SEB Raises Sustainability Bar for Investment Portfolios, Expands Fossil Fuel Exclusion to all Funds
SEB Investment Management, the fund company of Nordic financial services group SEB, announced today a new sustainability policy applied to the company’s investments, along with a new climate strategy. The new policy gives increased weight to sustainability criteria in security selection and management, including the adoption of a fossil fuel exclusion across all of the investment manager’s funds. As part of the new climate strategy, SEB aims to reach carbon neutrality in its investments by 2040.

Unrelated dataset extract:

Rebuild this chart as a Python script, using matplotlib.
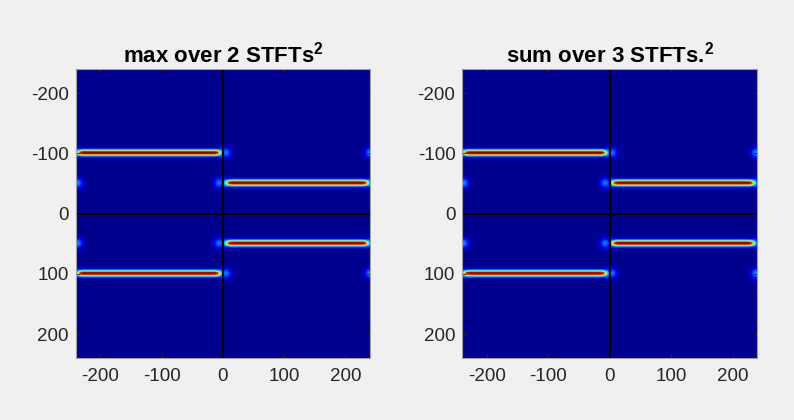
import numpy as np
import matplotlib
matplotlib.use("Agg")
import matplotlib.pyplot as plt
from matplotlib.colors import LinearSegmentedColormap
from math import erf

plt.rcParams['font.family'] = ['Liberation Sans', 'DejaVu Sans']
plt.rcParams['mathtext.fontset'] = 'custom'
plt.rcParams['mathtext.rm'] = 'Liberation Sans'
plt.rcParams['mathtext.bf'] = 'Liberation Sans:bold'
plt.rcParams['axes.unicode_minus'] = False

# ---- data ----
titles = ["max over 2 STFTs", "sum over 3 STFTs."]
tick_values = [-200, -100, 0, 100, 200]
axis_limit = 240

# chirp-like ridges: frequency, start time, end time, amplitude
line_freqs = [-100, 100, -50, 50]
line_t_start = [-238, -238, 4, 4]
line_t_end = [-5, -5, 236, 236]
line_amp = [1.0, 1.0, 1.0, 1.0]

# faint leakage spots: time, frequency, amplitude
spot_t = [-238, -7, 4, 239, -238, -7, 4, 239]
spot_f = [-50, -50, -100, -100, 50, 50, 100, 100]
spot_amp = [0.26, 0.24, 0.24, 0.26, 0.26, 0.24, 0.24, 0.26]

# ---- colormap (MATLAB-like jet) ----
jet_m = LinearSegmentedColormap.from_list("jetm", [
    (0.0, (0, 0, 0.5625)), (0.11, (0, 0, 1)), (0.36, (0, 1, 1)),
    (0.61, (1, 1, 0)), (0.86, (1, 0, 0)), (1.0, (0.5, 0, 0))])

t = np.arange(-axis_limit, axis_limit + 1, 1.0)
f = np.arange(-axis_limit, axis_limit + 1, 1.0)
T, F = np.meshgrid(t, f)
verf = np.vectorize(erf)


def build_image():
    img = np.zeros_like(T)
    sig_f = 3.5
    w = 6.0
    for fr, t0, t1, a in zip(line_freqs, line_t_start, line_t_end, line_amp):
        env = 0.5 * (verf((t - t0) / w) - verf((t - t1) / w))
        prof = np.exp(-(f - fr) ** 2 / (2 * sig_f ** 2))
        img = np.maximum(img, a * np.outer(prof, env))
        for te in (t0, t1):
            blob = 0.38 * np.exp(-((T - te) ** 2 / (2 * 4.0 ** 2) + (F - fr) ** 2 / (2 * 5.0 ** 2)))
            img = np.maximum(img, blob)
    for ts, fs, a in zip(spot_t, spot_f, spot_amp):
        blob = a * np.exp(-((T - ts) ** 2 + (F - fs) ** 2) / (2 * 6.0 ** 2))
        img = np.maximum(img, blob)
    return img


fig = plt.figure(figsize=(7.94, 4.20), dpi=100)
fig.patch.set_facecolor('#f0f0f0')

positions = [[0.0953, 0.1469, 0.3707, 0.6888], [0.5823, 0.1469, 0.3712, 0.6888]]

for pos, title in zip(positions, titles):
    ax = fig.add_axes(pos)
    img = build_image()
    ax.imshow(img, cmap=jet_m, vmin=0, vmax=1,
              extent=[-axis_limit, axis_limit, axis_limit, -axis_limit],
              aspect='auto', interpolation='bilinear')
    ax.axvline(0, color='black', lw=1.5)
    ax.axhline(0, color='black', lw=1.5)
    ax.set_xlim(-axis_limit, axis_limit)
    ax.set_ylim(axis_limit, -axis_limit)
    ax.set_xticks(tick_values)
    ax.set_yticks(tick_values)
    ax.tick_params(direction='in', length=3, width=0.6, colors='#262626',
                   labelsize=13.5, top=True, right=True)
    ax.tick_params(axis='x', pad=7)
    ax.tick_params(axis='y', pad=5)
    for s in ax.spines.values():
        s.set_color('#a0a0a0')
        s.set_linewidth(0.8)
    ax.set_title(title + r'$^{\mathbf{2}}$', fontsize=16, fontweight='bold',
                 color='black', pad=5)

fig.savefig("out.png", dpi=100, facecolor=fig.get_facecolor())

Javiera Ragnartz, Head of SEB Investment Management, said:
”We now take another leap forward when it comes to future-proofing our funds based on our view of sustainable development and future return possibilities. Our ambition is to invest in companies with long-term sustainable business models, while all funds will at the same time exclude fossil fuels.”
According to SEB, the new policy is part of the company’s efforts to address climate change threats, support the goals of the Paris Agreement, and contribute to the UN Sustainable Development Goals (SDGs).
SEB will implement a new model used to analyze all of the companies in its investment portfolio, which will include a focus on material sustainability risks, as well as opportunities, including investments in companies that contribute to solutions or enable transition. The company will also extend exclusions that it had previously applied only to sustainable and ethical funds across all portfolios, such as fossil fuels, tobacco and commercial gaming operations. On the fossil fuel front, exclusions will encompass extraction and production, as well as power generation and distribution.
Ragnartz added:
”When we now raise our ambitions and they will become the same for all funds, there is no longer a need to distinguish between sustainable funds and other funds.”